In the museum you can learn how engineers reversed the flow of the Chicago River that used to empty into Lake Michigan. In the late 1800s residents and city leaders were concerned about how much sewage was being dumped into the lake by the river.
Chicago gets its drinking water from Lake Michigan.
Engineers dug out 40 million cubic yards of material from the river bottom in 1900 – the biggest excavation in world history at the time – to make the river level 0.6 metres (two feet) lower than the lake level, thus causing lake water to flow into the river.
A lock at the mouth of the river controls the flow of water, plus lets pleasure craft move from the river to the lake. The Chicago River now flows south into the Des Plaines River, which empties into the Illinois River, which in turn feeds the Mississippi River.
As a young tour guide on one of the many Chicago River tour boats told this writer, “now our sewage flows the other way into the Mississippi and down to St. Louis. But they get even with us by bottling that river water and sending it back here as Budweiser Beer.”
After reversing the Chicago River the engineers headed south and helped build the Panama Canal.
Great Lakes Dredge and Dock, a Chicago construction firm still busy throughout the world, built the DuSable Bridge, starting in 1918.
At the same time the Chicago company started a small job of removing debris from a water intake pipe to a power plant on the Niagara River near Buffalo. That job resulted in an incident that historians are still taking about today, 102 years later.
Millions of visitors to Niagara Falls over the years have marvelled at a construction barge sitting in the Niagara River just above the Horseshoe Falls.
It arrived there on Aug. 8, 1918 with two Great Lakes Dredge and Dock construction workers on board. The two men were terrified they were about to plunge over the falls with their barge after it broke away from its accompanying tugboat 28.9 kilometres (18 miles) up stream near Buffalo.
Various efforts were made along the river to catch and secure the runaway barge, but all failed. It was only 760 metres from the brink when the construction scow ran aground on some rocks in the rapids.
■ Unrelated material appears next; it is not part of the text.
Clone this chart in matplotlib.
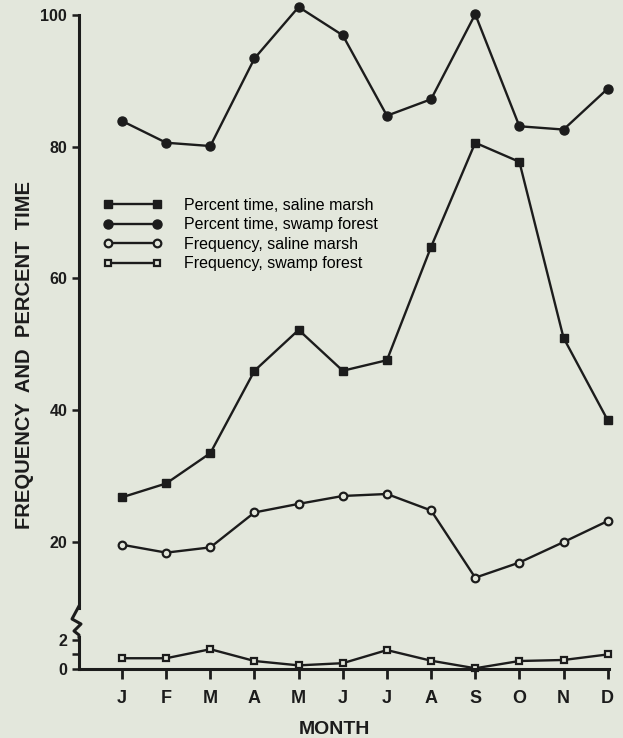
import numpy as np
import matplotlib.pyplot as plt
from matplotlib.lines import Line2D

plt.rcParams['font.family'] = ['Liberation Sans', 'DejaVu Sans']

# values
months = ['J', 'F', 'M', 'A', 'M', 'J', 'J', 'A', 'S', 'O', 'N', 'D']
pct_saline = [26.8, 28.9, 33.5, 46.0, 52.2, 46.0, 47.6, 64.8, 80.6, 77.7, 51.0, 38.5]
pct_swamp = [83.9, 80.6, 80.1, 93.4, 101.2, 96.9, 84.7, 87.2, 100.1, 83.1, 82.6, 88.8]
freq_saline = [19.6, 18.4, 19.2, 24.5, 25.8, 27.0, 27.3, 24.8, 14.6, 16.9, 20.0, 23.2]
freq_swamp = [0.74, 0.74, 1.36, 0.55, 0.25, 0.4, 1.3, 0.57, 0.05, 0.55, 0.62, 1.0]

labels = ['Percent time, saline marsh', 'Percent time, swamp forest',
          'Frequency, saline marsh', 'Frequency, swamp forest']

bg = '#e3e7dc'
ink = '#1c1c1c'
W, H = 623, 738
x = np.arange(len(months))

fig = plt.figure(figsize=(W / 100, H / 100), dpi=100, facecolor=bg)

def box(left, top, right, bottom):
    return [left / W, 1 - bottom / H, (right - left) / W, (bottom - top) / H]

ax = fig.add_axes(box(79, 5, 609, 608))
axb = fig.add_axes(box(79, 637, 609, 669))
for a in (ax, axb):
    a.set_facecolor('none')
    a.set_xlim(-0.975, 11.03)
    for s in ('top', 'right'):
        a.spines[s].set_visible(False)
    a.spines['left'].set_linewidth(2.2)
    a.spines['left'].set_color(ink)

ax.spines['bottom'].set_visible(False)
ax.set_ylim(10, 101.5)
ax.spines['left'].set_bounds(10, 100)
ax.set_yticks([20, 40, 60, 80, 100])
ax.set_xticks([])
ax.tick_params(axis='y', direction='out', length=5, width=1.8, pad=3.5,
               labelsize=11.5, colors=ink)

axb.set_ylim(0, 2.2)
axb.set_yticks([0, 2])
axb.set_yticks([1], minor=True)
axb.spines['bottom'].set_linewidth(2.2)
axb.spines['bottom'].set_color(ink)
axb.set_xticks(x)
axb.set_xticklabels(months)
axb.tick_params(axis='y', which='both', direction='out', length=5, width=1.8,
                pad=3.5, labelsize=11.5, colors=ink)
axb.tick_params(axis='x', direction='out', length=7, width=2, pad=8,
                labelsize=13, colors=ink)

for lab in ax.get_yticklabels() + axb.get_yticklabels() + axb.get_xticklabels():
    lab.set_fontweight('bold')

kw = dict(color=ink, lw=1.7, clip_on=False)
l1, = ax.plot(x, pct_saline, marker='s', ms=5.5, mfc=ink, mec=ink, **kw)
l2, = ax.plot(x, pct_swamp, marker='o', ms=6.5, mfc=ink, mec=ink, **kw)
l3, = ax.plot(x, freq_saline, marker='o', ms=5.5, mfc=bg, mec=ink, mew=1.6, **kw)
l4, = axb.plot(x, freq_swamp, marker='s', ms=5, mfc=bg, mec=ink, mew=1.6, **kw)

ax.legend([l1, l2, l3, l4], labels, loc='upper left', frameon=False,
          bbox_to_anchor=(103 / W, 1 - 198 / H), bbox_transform=fig.transFigure,
          numpoints=2, handlelength=3.7, handletextpad=1.4, labelspacing=0.28,
          borderpad=0, borderaxespad=0, fontsize=11.5)

# axis break squiggle
zx = [79, 72, 81, 74, 79, 79]
zy = [606, 619, 624, 631, 635, 637]
fig.add_artist(Line2D([v / W for v in zx], [1 - v / H for v in zy],
                      color=ink, lw=2.2, transform=fig.transFigure))

fig.text(334 / W, 1 - 729 / H, 'MONTH', ha='center', va='center',
         fontsize=14, fontweight='bold', color=ink)
fig.text(25 / W, 1 - 355 / H, 'FREQUENCY  AND  PERCENT  TIME', ha='center',
         va='center', rotation=90, fontsize=14.5, fontweight='bold', color=ink)

fig.savefig('out.png', dpi=100, facecolor=bg)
It was 260 metres from the Canadian shore and efforts were made to get a line out to the men on the stranded barge. The two men, Gustave Loftberg and James Harris, both 51, spent the night staring at the brink as it took two days to get a sturdy rope out to their barge. William “Red” Hill, a legend in Niagara Falls even before this event, was just back from the trenches of W.W. 1 where he had been wounded. Twice he shimmed out to the barge hand-over-hand on the rope to tell the workers how to secure the rope and use a bosun's chair that would carry them to safety on the shore.
Thousands of vacationers watched the rescue by day and at night as large floodlights had been installed to watch for any movement of the barge. Both men eventually reached safety on shore.
Then the betting started on how long before the barge plunged over the falls. Despite being encouraged by the fast-moving rapids and bumped each winter by chunks of ice from Lake Erie the barge is still there today 102 years later.